What is expected ->
Leave the pictures out and write out exactly the lines from the top of the entries through the line containing "XAxis, YAxis, Legend".

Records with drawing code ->
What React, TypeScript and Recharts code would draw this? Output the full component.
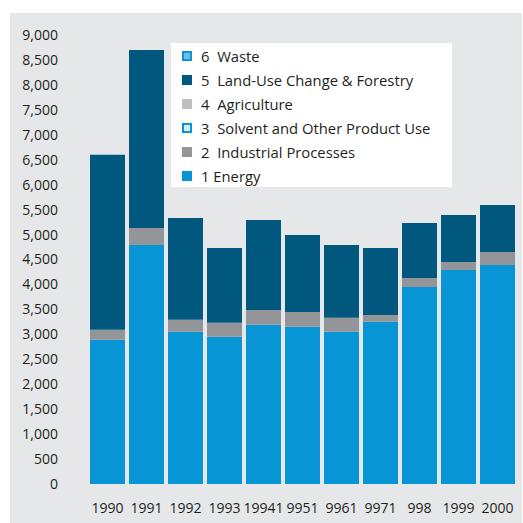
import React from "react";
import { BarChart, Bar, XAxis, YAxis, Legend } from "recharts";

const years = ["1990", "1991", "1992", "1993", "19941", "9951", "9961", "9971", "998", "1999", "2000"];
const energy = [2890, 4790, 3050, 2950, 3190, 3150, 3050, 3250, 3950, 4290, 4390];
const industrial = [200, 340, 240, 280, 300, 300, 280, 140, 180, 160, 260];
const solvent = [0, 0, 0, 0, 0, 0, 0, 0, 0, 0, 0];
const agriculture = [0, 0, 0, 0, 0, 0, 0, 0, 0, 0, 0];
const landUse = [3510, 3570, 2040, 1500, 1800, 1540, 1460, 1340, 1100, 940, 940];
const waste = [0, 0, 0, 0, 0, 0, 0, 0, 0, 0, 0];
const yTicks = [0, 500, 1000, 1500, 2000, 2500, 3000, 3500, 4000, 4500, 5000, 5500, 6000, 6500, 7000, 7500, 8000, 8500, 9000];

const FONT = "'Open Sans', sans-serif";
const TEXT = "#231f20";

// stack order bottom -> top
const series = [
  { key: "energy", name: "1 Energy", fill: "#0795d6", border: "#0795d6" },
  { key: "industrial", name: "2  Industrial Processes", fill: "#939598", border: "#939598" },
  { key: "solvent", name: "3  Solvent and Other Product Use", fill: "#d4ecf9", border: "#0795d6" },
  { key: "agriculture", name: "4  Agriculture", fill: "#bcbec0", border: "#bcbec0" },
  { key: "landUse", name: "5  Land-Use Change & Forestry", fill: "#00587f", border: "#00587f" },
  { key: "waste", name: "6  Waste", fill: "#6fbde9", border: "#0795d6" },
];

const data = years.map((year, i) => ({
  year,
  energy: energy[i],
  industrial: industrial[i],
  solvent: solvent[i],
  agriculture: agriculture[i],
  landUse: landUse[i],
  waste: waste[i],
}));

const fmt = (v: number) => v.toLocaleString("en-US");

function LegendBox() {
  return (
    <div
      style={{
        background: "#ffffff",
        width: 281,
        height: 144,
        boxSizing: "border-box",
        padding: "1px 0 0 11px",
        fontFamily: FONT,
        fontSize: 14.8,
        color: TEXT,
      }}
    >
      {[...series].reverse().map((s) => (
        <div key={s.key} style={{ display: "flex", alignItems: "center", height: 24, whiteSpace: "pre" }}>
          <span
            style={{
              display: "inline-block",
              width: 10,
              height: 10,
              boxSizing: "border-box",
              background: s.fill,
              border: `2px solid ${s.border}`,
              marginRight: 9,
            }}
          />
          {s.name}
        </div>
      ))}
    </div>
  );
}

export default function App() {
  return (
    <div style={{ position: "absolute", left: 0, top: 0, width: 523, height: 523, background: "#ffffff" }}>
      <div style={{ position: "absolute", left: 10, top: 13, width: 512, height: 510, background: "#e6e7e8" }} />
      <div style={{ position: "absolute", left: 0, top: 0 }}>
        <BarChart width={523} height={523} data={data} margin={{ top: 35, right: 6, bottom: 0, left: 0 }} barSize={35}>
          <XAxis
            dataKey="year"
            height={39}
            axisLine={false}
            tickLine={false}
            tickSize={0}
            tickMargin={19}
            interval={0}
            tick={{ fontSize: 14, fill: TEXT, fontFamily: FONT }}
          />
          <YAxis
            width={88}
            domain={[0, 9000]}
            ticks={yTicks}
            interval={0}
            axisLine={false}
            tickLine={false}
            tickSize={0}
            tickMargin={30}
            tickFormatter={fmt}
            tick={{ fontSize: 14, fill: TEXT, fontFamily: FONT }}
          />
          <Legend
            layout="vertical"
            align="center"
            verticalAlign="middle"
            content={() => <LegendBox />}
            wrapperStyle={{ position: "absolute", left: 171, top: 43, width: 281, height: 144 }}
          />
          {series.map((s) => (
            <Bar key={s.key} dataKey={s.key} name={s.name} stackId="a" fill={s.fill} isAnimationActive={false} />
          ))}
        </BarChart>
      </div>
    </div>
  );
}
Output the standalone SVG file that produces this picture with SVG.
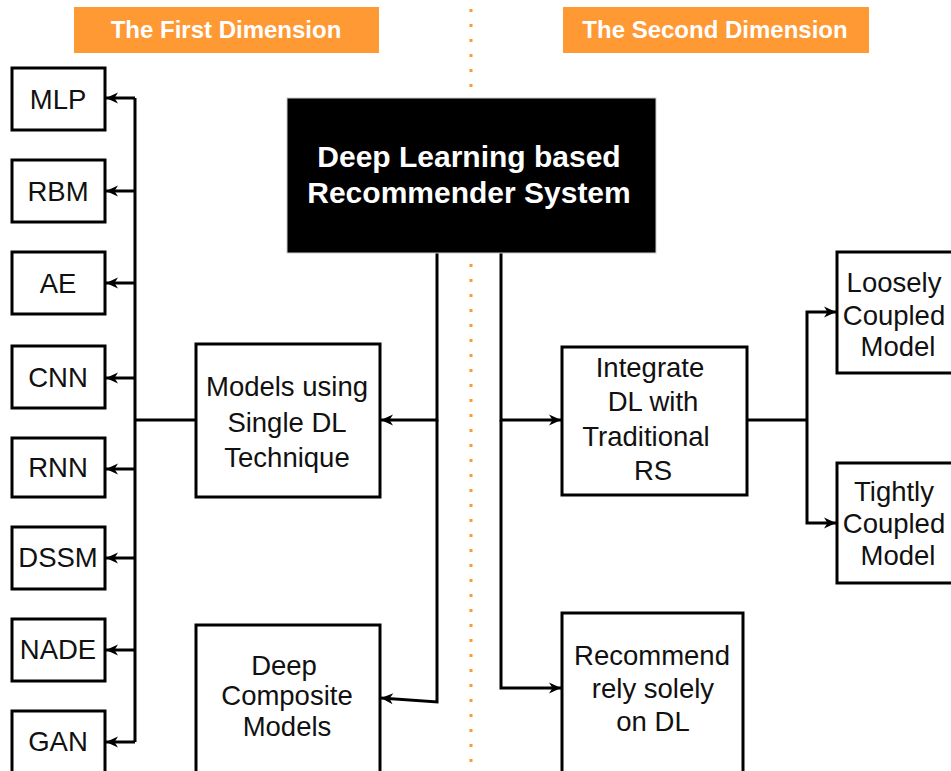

Result of this task ->
What React, TypeScript and Recharts code would draw this? Output the full component.
import React from "react";
import { BarChart, Bar, XAxis, YAxis, Legend } from "recharts";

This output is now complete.